What changes as a result of meditation is not necessarily the speed and frequency of the thoughts that appear in our inner landscape, but rather our relationship with those thoughts. Through the practice of meditation, we become less identified with the ticker tape that runs through our head, less convinced that our thoughts hold some inherent truth or importance, and less committed to solving each problem/emergency about which our thoughts remind us. You could say that we lose a degree of interest in the monkey mind's song (or screech). Sometimes the mind quiets as a result of our lack of interest -- of our paying it less mind -- and sometimes it just screeches louder.
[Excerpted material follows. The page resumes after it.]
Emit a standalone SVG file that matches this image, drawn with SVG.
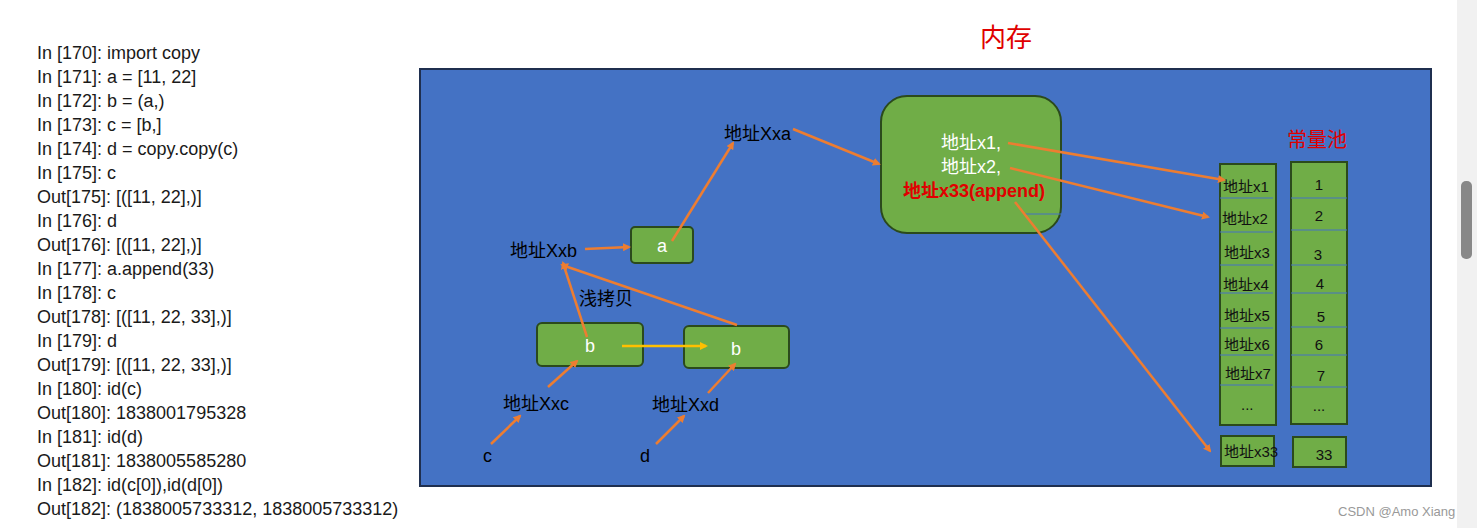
<svg xmlns="http://www.w3.org/2000/svg" width="1477" height="528" viewBox="0 0 1477 528">
<style>
.code{font-family:"Liberation Sans",Arial,sans-serif;font-size:18px;fill:#1a1a1a}
.lbl{font-family:"Liberation Sans","Noto Sans CJK SC",sans-serif;font-size:18px;fill:#000}
.cell{font-family:"Liberation Sans","Noto Sans CJK SC",sans-serif;font-size:15px;fill:#111}
.wt{font-family:"Liberation Sans","Noto Sans CJK SC",sans-serif;font-size:18px;fill:#fff}
.box{fill:#70AD47;stroke:#2b4a1c;stroke-width:2}
.ar{stroke:#ED7D31;stroke-width:2.5;fill:none;marker-end:url(#ah)}
.sep{stroke:#4472C4;stroke-width:1.2}
</style>
<defs>
<marker id="ah" markerWidth="8" markerHeight="8" refX="6" refY="4" orient="auto" markerUnits="userSpaceOnUse" viewBox="0 0 8 8"><path d="M0,0 L8,4 L0,8 z" fill="#ED7D31"/></marker>
<marker id="ahy" markerWidth="8" markerHeight="8" refX="6" refY="4" orient="auto" markerUnits="userSpaceOnUse" viewBox="0 0 8 8"><path d="M0,0 L8,4 L0,8 z" fill="#FFC000"/></marker>
</defs>
<rect width="1477" height="528" fill="#fff"/>
<rect x="1457" y="0" width="20" height="528" fill="#f1f1f1"/>
<rect x="1461" y="181" width="11" height="78" rx="5" fill="#888"/>
<g id="code" class="code">
<text x="37" y="59">In [170]: import copy</text>
<text x="37" y="83">In [171]: a = [11, 22]</text>
<text x="37" y="107">In [172]: b = (a,)</text>
<text x="37" y="131">In [173]: c = [b,]</text>
<text x="37" y="155">In [174]: d = copy.copy(c)</text>
<text x="37" y="179">In [175]: c</text>
<text x="37" y="203">Out[175]: [([11, 22],)]</text>
<text x="37" y="227">In [176]: d</text>
<text x="37" y="251">Out[176]: [([11, 22],)]</text>
<text x="37" y="275">In [177]: a.append(33)</text>
<text x="37" y="299">In [178]: c</text>
<text x="37" y="323">Out[178]: [([11, 22, 33],)]</text>
<text x="37" y="347">In [179]: d</text>
<text x="37" y="371">Out[179]: [([11, 22, 33],)]</text>
<text x="37" y="395">In [180]: id(c)</text>
<text x="37" y="419">Out[180]: 1838001795328</text>
<text x="37" y="443">In [181]: id(d)</text>
<text x="37" y="467">Out[181]: 1838005585280</text>
<text x="37" y="491">In [182]: id(c[0]),id(d[0])</text>
<text x="37" y="515">Out[182]: (1838005733312, 1838005733312)</text>
</g>
<text x="980" y="47" font-family="'Noto Sans CJK SC',sans-serif" font-size="26" fill="#e00000">内存</text>
<rect x="420" y="69" width="1011" height="417" fill="#4472C4" stroke="#1f2f4f" stroke-width="2"/>
<text x="1287" y="147" font-family="'Noto Sans CJK SC',sans-serif" font-size="20" fill="#e00000">常量池</text>
<g id="n-a"><rect class="box" x="631" y="227" width="62" height="36" rx="4"/><text class="wt" x="662" y="252" text-anchor="middle">a</text></g>
<g id="n-b1"><rect class="box" x="537" y="323" width="106" height="43" rx="5"/><text class="wt" x="590" y="352" text-anchor="middle">b</text></g>
<g id="n-b2"><rect class="box" x="684" y="326" width="105" height="42" rx="5"/><text class="wt" x="736" y="355" text-anchor="middle">b</text></g>
<g id="n-list"><rect class="box" x="881" y="96" width="180" height="137" rx="26"/>
<text class="wt" x="971" y="149" text-anchor="middle">地址x1,</text>
<text class="wt" x="971" y="173" text-anchor="middle">地址x2,</text>
<text x="974" y="197" text-anchor="middle" font-family="'Liberation Sans','Noto Sans CJK SC',sans-serif" font-size="18" font-weight="bold" fill="#e00000">地址x33(append)</text>
<line x1="1025" y1="214" x2="1061" y2="214" class="sep"/></g>
<g id="n-addrcol"><rect class="box" x="1220" y="164" width="56" height="261"/>
<line class="sep" x1="1220" y1="198" x2="1273" y2="198"/><line class="sep" x1="1220" y1="232" x2="1273" y2="232"/><line class="sep" x1="1220" y1="265" x2="1273" y2="265"/><line class="sep" x1="1220" y1="293" x2="1273" y2="293"/><line class="sep" x1="1220" y1="328" x2="1273" y2="328"/><line class="sep" x1="1220" y1="355" x2="1273" y2="355"/><line class="sep" x1="1220" y1="385" x2="1273" y2="385"/>
<g class="cell"><text x="1223" y="192">地址x1</text><text x="1222" y="224">地址x2</text><text x="1224" y="258">地址x3</text><text x="1223" y="290">地址x4</text><text x="1224" y="321">地址x5</text><text x="1224" y="350">地址x6</text><text x="1225" y="379">地址x7</text><text x="1241" y="410">...</text></g></g>
<g id="n-valcol"><rect class="box" x="1291" y="162" width="56" height="262"/>
<line class="sep" x1="1291" y1="198" x2="1347" y2="198"/><line class="sep" x1="1291" y1="230" x2="1347" y2="230"/><line class="sep" x1="1291" y1="265" x2="1347" y2="265"/><line class="sep" x1="1291" y1="293" x2="1347" y2="293"/><line class="sep" x1="1291" y1="327" x2="1347" y2="327"/><line class="sep" x1="1291" y1="355" x2="1347" y2="355"/><line class="sep" x1="1291" y1="387" x2="1347" y2="387"/>
<g class="cell" font-size="16" text-anchor="middle"><text x="1319" y="190">1</text><text x="1319" y="221">2</text><text x="1318" y="260">3</text><text x="1320" y="289">4</text><text x="1321" y="322">5</text><text x="1319" y="350">6</text><text x="1321" y="381">7</text><text x="1319" y="411">...</text></g></g>
<g id="n-x33"><rect class="box" x="1221" y="436" width="53" height="30"/><text class="cell" x="1224" y="457">地址x33</text></g>
<g id="n-33"><rect class="box" x="1293" y="437" width="53" height="30"/><text class="cell" x="1324" y="460" text-anchor="middle" font-size="16">33</text></g>
<g id="labels" class="lbl">
<text x="724" y="140">地址Xxa</text>
<text x="510" y="257">地址Xxb</text>
<text x="579" y="305">浅拷贝</text>
<text x="503" y="410">地址Xxc</text>
<text x="652" y="411">地址Xxd</text>
<text x="483" y="462">c</text>
<text x="640" y="462">d</text>
</g>
<g id="connectors">
<line class="ar" x1="585" y1="249" x2="629" y2="247"/>
<line class="ar" x1="672" y1="241" x2="733" y2="143"/>
<line class="ar" x1="793" y1="129" x2="879" y2="164"/>
<line class="ar" x1="1008" y1="143" x2="1224" y2="180"/>
<line class="ar" x1="1010" y1="168" x2="1208" y2="217"/>
<line class="ar" x1="1015" y1="202" x2="1210" y2="451"/>
<line class="ar" x1="587" y1="337" x2="563" y2="263"/>
<line class="ar" x1="737" y1="325" x2="562" y2="265"/>
<line class="ar" x1="548" y1="387" x2="577" y2="361"/>
<line class="ar" x1="708" y1="393" x2="735" y2="364"/>
<line class="ar" x1="491" y1="444" x2="520" y2="416"/>
<line class="ar" x1="656" y1="444" x2="684" y2="416"/>
<line x1="622" y1="346" x2="706" y2="346" stroke="#FFC000" stroke-width="2.5" marker-end="url(#ahy)"/>
</g>
<text x="1338" y="516" font-family="'Liberation Sans',sans-serif" font-size="13" fill="#999">CSDN @Amo Xiang</text>
</svg>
Again, neither outcome is a testament to the success or failure of meditation, just something else to notice.
So what is the big deal, then? Why all this talk about meditation when (possibly) nothing about the mind changes as a result of it. What is startling is that everything can change as a result of not trying to change anything. It is counter-intuitive, really -- we do not set out with the purpose of changing who we are (or if we do, we simply notice that too), and yet who we are changes once it is simply allowed to be. What happens as a result of witnessing our own mind (without judgment or commentary) is that, over time, we realize that we are actually not that mind, nor the thoughts, beliefs, ideas, and all else that it spews out. We realize that the mind will happen on its own, generating content, with or without our participation. We realize that who we are, our very identity, is the one who is witnessing all that goes on, that monkeying about. The purpose of meditation is not to change our mind, but to awaken the self that is aware of it!